EXERCISE AIM :: Return only the lines running from the line that holds "Give me the matplotlib source for this chart." to the line that holds "plt.rcParams['font.family'] = ['Lato', 'DejaVu", including both.

STORED DATA ::
________________________________________

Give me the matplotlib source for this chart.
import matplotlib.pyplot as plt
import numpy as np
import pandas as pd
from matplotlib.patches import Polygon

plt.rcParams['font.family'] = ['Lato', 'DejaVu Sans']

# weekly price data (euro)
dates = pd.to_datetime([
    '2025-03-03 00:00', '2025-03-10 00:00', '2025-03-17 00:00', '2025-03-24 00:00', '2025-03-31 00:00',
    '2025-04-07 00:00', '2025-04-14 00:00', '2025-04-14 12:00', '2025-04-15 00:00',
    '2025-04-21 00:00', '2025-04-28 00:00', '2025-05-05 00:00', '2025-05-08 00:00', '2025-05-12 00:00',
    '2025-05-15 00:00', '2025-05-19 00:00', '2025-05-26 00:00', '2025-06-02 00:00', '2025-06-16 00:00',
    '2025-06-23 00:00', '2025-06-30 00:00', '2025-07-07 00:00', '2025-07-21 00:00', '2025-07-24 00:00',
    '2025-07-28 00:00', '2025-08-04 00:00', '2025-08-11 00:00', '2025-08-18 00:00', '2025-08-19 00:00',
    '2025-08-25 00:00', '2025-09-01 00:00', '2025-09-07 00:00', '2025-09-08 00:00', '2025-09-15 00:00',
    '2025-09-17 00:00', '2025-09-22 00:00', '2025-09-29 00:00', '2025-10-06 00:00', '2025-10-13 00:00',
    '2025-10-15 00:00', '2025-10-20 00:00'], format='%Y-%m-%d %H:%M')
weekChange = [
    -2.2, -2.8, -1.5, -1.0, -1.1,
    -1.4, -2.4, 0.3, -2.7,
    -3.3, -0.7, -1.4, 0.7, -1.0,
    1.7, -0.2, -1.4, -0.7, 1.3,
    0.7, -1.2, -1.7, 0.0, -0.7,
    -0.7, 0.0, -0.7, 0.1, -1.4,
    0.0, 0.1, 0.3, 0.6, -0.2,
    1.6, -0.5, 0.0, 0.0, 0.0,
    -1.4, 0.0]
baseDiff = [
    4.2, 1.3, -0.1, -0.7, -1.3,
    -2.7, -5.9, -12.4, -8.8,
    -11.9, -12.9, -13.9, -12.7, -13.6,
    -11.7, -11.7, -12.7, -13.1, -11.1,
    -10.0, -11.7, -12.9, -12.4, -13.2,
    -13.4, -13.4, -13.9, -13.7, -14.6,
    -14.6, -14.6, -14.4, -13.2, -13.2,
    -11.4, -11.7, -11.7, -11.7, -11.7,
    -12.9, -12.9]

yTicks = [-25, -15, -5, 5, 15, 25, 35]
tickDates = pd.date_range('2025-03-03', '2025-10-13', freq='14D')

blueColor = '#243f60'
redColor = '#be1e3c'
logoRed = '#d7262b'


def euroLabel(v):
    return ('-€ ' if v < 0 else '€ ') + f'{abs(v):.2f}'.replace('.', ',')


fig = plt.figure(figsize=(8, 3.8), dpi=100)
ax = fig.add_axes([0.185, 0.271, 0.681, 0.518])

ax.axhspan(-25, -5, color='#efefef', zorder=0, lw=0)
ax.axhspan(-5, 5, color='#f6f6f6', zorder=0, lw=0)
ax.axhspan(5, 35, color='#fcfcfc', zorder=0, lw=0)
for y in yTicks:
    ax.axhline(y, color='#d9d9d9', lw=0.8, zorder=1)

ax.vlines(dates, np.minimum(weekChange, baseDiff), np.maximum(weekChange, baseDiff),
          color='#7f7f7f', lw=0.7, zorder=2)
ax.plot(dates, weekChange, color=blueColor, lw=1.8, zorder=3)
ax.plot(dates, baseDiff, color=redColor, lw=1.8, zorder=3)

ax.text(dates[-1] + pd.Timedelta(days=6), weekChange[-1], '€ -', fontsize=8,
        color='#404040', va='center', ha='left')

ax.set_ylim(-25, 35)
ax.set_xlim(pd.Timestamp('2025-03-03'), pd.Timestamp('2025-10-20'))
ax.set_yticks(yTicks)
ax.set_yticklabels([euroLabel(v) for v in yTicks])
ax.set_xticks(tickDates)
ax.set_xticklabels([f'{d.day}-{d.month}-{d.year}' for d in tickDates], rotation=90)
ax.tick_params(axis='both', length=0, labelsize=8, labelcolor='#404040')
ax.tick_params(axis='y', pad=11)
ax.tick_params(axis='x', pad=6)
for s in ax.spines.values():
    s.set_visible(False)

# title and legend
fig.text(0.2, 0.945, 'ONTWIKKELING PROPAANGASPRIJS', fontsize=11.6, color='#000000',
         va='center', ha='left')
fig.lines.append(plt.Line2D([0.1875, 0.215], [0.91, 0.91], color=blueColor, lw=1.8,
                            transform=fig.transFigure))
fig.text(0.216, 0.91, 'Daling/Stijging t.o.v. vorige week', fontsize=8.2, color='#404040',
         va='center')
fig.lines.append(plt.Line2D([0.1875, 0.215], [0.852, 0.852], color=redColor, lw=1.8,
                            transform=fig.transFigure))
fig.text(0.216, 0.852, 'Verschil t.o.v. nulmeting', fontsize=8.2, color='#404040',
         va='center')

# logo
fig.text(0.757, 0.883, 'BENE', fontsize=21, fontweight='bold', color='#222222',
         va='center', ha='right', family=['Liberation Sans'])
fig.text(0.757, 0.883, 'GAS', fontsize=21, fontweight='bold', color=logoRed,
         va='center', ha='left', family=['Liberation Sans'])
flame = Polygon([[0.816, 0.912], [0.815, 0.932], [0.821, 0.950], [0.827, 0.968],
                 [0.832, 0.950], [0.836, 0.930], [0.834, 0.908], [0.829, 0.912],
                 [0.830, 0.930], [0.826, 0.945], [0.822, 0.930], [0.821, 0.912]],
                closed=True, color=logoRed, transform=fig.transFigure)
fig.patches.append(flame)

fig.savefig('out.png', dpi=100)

________________________________________

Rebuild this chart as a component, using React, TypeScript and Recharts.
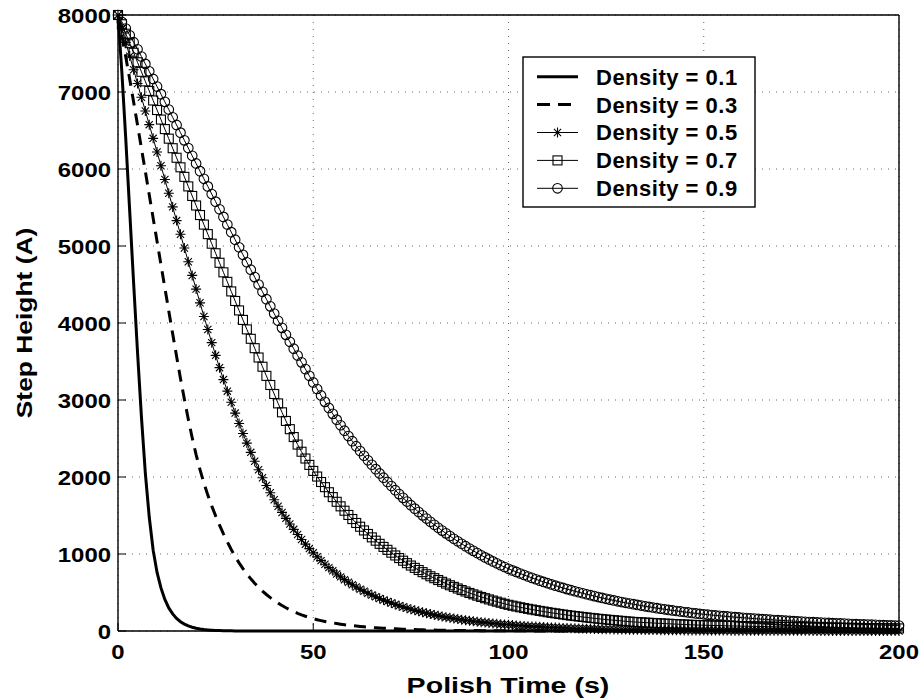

________________________________________

ANSWER TO THE EXERCISE ::
Give me the matplotlib source for this chart.
import matplotlib.pyplot as plt
import numpy as np
import pandas as pd
from matplotlib.patches import Polygon

plt.rcParams['font.family'] = ['Lato', 'DejaVu Sans']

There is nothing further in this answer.